>> Start Dataset
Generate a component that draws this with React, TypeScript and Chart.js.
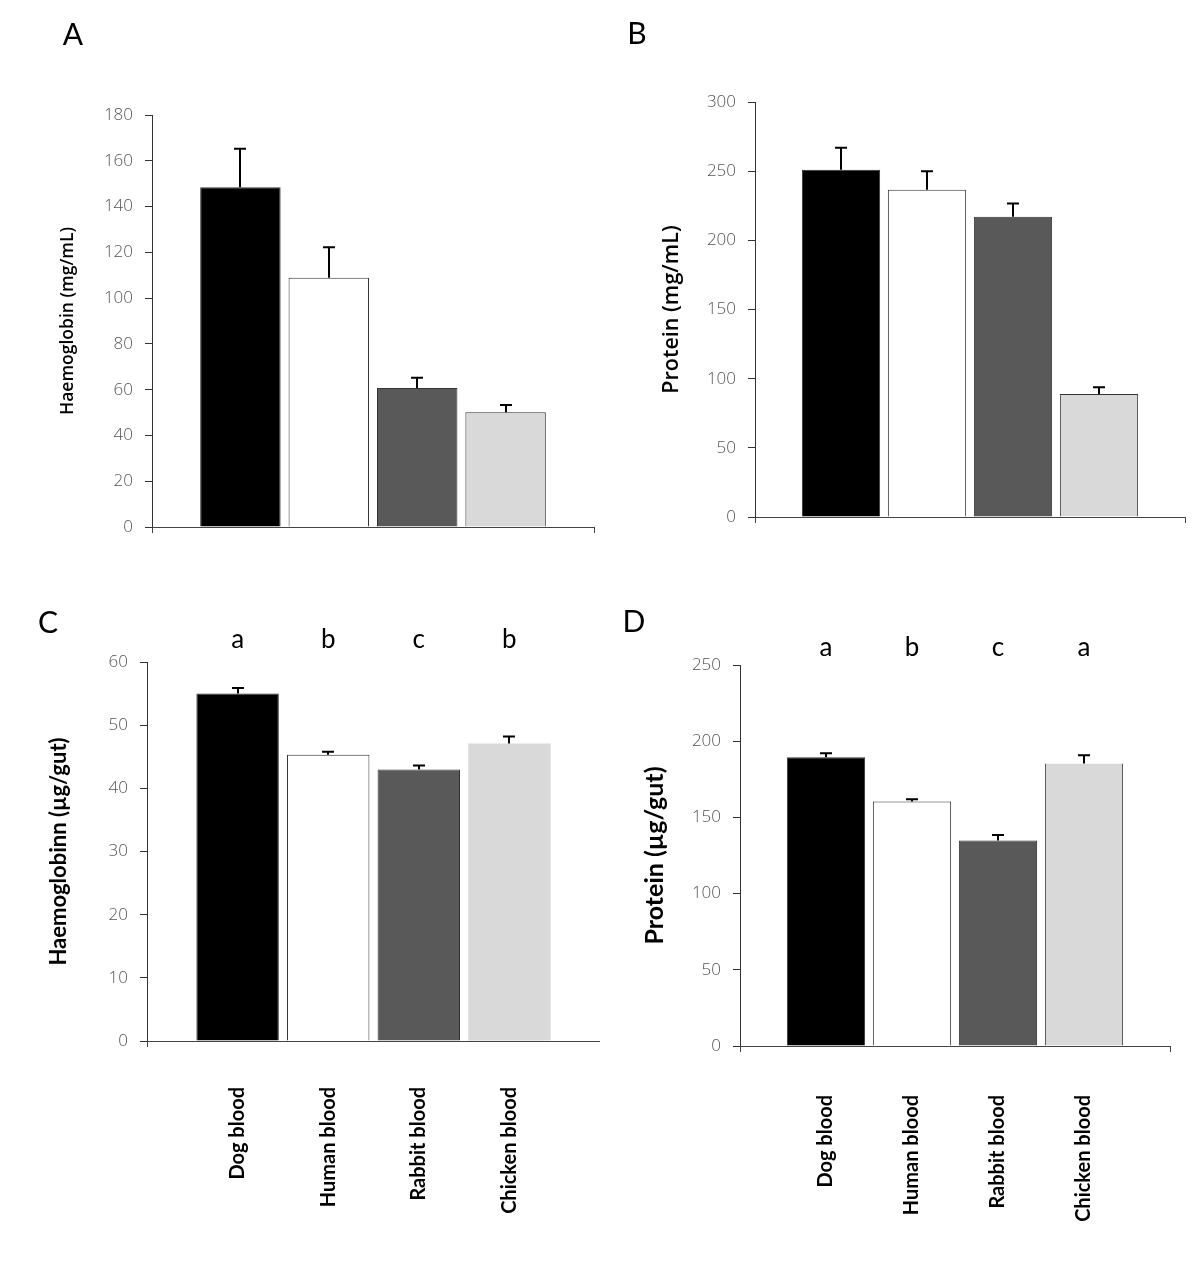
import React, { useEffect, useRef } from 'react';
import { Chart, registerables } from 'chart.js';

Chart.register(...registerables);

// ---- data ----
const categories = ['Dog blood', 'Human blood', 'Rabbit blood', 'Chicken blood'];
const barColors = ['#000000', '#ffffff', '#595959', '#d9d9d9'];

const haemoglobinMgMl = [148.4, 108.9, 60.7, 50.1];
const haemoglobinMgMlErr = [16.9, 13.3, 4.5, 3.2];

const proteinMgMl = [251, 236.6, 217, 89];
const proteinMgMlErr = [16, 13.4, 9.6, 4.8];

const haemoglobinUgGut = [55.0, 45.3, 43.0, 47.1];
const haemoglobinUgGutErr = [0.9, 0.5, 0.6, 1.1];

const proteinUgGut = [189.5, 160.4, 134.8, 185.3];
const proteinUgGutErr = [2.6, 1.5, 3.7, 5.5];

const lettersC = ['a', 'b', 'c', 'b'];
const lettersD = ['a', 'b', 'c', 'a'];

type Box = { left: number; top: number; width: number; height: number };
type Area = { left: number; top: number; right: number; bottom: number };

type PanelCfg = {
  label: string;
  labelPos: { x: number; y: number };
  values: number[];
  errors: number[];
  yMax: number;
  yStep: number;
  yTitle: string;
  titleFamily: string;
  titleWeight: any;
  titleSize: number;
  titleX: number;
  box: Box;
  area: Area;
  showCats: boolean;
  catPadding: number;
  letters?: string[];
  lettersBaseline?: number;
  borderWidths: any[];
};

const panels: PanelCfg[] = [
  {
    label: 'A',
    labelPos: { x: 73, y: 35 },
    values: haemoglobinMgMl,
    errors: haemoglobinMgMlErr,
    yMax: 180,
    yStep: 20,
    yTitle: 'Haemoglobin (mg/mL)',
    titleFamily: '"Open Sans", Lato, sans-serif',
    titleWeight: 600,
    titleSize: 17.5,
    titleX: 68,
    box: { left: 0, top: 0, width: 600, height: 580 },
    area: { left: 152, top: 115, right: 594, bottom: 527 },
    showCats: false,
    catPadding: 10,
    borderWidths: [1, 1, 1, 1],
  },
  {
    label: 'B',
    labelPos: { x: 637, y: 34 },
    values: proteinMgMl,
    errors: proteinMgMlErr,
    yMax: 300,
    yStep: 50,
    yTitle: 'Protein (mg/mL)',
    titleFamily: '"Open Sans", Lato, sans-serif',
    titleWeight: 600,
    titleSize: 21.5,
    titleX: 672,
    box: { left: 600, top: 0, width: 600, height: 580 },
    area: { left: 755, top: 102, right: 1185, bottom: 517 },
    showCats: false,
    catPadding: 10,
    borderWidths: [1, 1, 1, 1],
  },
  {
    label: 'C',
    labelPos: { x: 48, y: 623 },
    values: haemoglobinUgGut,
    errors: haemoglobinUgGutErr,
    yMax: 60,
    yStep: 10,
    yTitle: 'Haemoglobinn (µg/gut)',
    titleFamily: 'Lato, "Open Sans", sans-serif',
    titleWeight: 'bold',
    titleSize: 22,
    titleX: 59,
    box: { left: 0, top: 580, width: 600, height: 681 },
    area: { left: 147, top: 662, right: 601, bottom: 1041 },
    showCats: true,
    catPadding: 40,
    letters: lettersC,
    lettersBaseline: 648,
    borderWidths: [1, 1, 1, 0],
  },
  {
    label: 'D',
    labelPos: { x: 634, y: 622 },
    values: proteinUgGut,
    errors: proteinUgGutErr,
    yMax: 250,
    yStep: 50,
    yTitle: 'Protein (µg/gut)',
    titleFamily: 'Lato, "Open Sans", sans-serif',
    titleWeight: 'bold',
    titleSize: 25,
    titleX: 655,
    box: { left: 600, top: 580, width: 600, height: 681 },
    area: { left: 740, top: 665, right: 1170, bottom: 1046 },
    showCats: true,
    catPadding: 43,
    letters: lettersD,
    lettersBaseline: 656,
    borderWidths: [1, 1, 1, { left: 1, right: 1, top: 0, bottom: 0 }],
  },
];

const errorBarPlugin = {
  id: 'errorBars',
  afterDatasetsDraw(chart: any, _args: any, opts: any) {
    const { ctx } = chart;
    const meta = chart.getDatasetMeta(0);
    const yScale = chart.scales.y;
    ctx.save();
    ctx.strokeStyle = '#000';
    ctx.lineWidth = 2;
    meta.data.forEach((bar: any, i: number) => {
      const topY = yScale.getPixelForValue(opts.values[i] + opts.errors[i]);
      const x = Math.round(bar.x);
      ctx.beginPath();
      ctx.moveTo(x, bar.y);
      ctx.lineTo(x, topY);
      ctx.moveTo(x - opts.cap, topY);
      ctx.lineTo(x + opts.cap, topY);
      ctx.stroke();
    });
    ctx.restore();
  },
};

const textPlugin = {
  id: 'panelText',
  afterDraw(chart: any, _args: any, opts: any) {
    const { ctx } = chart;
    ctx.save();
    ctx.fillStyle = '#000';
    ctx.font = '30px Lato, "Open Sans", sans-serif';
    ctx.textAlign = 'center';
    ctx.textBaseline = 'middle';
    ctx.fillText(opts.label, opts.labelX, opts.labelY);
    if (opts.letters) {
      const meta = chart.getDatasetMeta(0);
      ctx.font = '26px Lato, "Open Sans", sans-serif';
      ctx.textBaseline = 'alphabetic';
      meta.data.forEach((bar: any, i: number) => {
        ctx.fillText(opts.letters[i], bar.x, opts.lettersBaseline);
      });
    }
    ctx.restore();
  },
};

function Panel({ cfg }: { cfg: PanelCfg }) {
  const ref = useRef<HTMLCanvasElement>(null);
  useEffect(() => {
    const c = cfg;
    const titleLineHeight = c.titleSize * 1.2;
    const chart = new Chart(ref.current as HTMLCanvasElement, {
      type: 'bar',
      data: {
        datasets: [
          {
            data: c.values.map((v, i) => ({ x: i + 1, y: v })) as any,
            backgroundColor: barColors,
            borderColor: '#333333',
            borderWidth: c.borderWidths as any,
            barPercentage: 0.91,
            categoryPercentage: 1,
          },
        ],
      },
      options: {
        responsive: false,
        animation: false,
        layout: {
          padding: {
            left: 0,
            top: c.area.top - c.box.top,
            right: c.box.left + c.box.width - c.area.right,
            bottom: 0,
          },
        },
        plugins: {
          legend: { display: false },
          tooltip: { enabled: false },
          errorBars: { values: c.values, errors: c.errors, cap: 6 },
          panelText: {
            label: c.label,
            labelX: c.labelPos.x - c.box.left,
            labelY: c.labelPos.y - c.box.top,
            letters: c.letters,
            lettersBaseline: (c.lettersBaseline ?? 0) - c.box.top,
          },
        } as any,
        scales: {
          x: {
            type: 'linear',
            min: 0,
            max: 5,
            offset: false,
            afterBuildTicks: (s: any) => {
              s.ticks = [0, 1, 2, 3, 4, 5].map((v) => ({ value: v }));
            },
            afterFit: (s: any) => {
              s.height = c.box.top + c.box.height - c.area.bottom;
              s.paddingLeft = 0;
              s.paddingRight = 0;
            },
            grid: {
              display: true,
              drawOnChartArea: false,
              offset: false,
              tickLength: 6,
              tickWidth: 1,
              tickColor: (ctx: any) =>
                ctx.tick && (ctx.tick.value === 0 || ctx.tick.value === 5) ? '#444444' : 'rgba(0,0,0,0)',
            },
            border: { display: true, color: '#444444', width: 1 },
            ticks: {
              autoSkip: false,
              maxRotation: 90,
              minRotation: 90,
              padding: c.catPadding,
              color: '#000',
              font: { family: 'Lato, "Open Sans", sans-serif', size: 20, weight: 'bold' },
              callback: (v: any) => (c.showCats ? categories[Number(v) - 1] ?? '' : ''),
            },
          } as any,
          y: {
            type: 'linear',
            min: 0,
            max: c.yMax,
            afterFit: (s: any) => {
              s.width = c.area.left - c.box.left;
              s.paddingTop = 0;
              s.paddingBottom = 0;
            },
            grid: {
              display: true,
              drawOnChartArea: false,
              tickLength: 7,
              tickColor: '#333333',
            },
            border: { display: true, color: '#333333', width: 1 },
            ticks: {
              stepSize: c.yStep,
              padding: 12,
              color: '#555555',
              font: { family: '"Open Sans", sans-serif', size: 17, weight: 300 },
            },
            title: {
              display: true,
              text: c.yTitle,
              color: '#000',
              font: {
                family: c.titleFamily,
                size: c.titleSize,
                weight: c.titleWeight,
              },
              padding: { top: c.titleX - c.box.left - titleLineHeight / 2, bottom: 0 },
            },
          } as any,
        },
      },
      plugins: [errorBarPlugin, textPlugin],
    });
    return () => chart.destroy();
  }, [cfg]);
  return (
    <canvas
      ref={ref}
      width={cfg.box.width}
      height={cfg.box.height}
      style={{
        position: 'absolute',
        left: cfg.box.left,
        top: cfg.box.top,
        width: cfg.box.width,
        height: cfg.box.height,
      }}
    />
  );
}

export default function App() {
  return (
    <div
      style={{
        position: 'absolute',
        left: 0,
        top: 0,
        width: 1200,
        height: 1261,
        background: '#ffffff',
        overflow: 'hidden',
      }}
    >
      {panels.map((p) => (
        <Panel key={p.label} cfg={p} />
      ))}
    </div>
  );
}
>> End Dataset
>> Start Dataset
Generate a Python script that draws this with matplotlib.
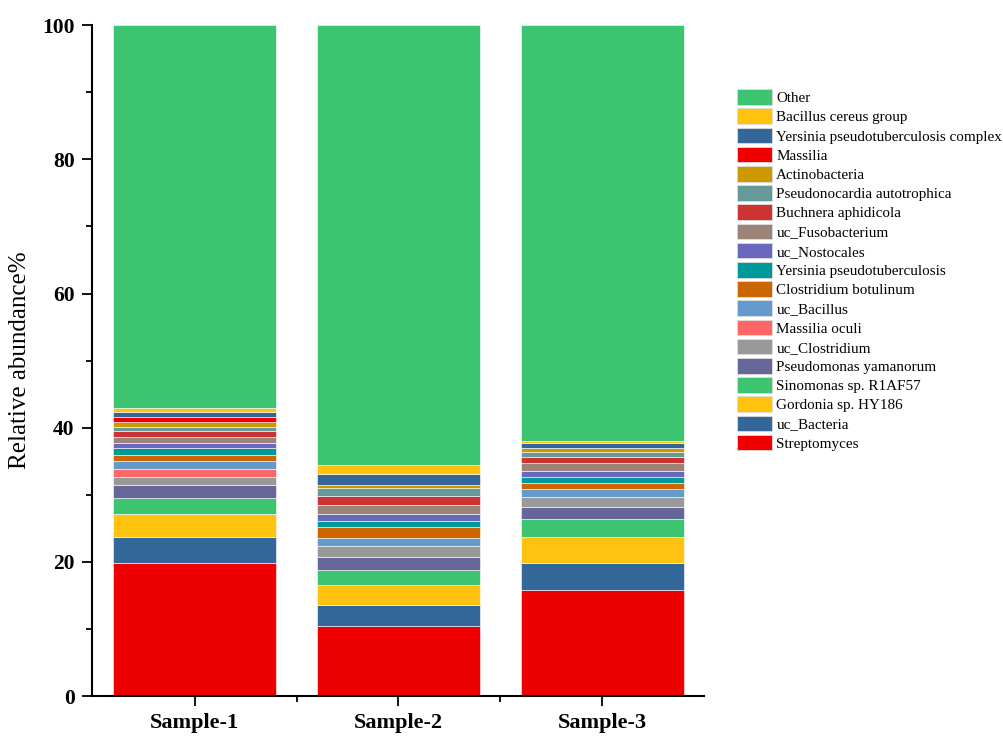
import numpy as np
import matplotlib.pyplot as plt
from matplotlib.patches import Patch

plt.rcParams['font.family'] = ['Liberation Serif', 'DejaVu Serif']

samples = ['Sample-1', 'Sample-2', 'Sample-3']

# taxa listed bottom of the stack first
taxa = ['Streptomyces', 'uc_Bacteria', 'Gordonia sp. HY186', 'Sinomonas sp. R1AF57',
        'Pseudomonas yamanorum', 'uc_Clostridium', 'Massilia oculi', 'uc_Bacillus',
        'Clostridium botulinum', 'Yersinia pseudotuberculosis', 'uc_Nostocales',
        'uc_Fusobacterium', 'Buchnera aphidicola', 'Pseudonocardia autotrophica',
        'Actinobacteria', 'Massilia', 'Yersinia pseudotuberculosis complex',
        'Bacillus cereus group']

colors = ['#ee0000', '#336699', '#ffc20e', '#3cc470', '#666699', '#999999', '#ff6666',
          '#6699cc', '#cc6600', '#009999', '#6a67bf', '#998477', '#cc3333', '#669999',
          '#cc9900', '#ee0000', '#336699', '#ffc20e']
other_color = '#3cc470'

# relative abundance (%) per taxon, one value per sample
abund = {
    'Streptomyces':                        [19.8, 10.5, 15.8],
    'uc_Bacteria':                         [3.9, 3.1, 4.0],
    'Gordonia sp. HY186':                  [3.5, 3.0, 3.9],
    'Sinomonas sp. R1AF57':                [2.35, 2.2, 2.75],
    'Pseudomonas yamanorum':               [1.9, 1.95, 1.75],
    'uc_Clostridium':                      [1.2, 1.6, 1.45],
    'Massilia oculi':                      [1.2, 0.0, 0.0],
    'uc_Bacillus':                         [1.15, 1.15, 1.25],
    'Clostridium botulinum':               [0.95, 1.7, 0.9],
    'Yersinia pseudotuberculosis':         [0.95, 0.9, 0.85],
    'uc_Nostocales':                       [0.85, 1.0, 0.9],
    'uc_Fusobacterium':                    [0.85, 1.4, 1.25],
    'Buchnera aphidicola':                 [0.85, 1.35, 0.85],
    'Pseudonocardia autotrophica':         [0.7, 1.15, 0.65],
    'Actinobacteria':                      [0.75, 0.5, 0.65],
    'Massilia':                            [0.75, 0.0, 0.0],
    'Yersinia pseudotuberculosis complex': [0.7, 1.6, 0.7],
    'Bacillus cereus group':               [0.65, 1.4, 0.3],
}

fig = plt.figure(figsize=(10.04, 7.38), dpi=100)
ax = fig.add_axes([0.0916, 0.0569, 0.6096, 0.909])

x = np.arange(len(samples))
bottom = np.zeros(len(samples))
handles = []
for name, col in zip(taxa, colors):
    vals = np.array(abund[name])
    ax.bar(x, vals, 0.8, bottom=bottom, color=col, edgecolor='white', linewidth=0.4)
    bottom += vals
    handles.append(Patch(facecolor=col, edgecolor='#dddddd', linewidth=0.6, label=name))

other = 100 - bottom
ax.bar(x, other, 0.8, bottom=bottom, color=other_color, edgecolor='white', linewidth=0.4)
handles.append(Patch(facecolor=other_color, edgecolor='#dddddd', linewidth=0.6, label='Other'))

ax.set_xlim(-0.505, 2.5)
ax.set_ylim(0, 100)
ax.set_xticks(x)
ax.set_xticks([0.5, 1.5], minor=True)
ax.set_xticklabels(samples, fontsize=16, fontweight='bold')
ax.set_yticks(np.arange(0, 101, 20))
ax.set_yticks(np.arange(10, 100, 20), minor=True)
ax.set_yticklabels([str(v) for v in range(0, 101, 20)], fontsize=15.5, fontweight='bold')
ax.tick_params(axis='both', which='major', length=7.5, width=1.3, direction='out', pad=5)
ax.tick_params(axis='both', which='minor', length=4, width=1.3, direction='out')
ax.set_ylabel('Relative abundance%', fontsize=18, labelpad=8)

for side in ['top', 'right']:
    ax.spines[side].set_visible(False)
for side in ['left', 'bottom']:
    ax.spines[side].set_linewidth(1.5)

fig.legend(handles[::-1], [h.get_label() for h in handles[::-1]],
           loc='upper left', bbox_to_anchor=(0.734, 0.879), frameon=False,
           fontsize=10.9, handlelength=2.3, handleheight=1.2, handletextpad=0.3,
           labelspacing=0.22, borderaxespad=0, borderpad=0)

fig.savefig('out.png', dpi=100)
>> End Dataset
Find and copy every line in the entries above where the string "React" occurs.

Exercise output
Generate a component that draws this with React, TypeScript and Chart.js.
import React, { useEffect, useRef } from 'react';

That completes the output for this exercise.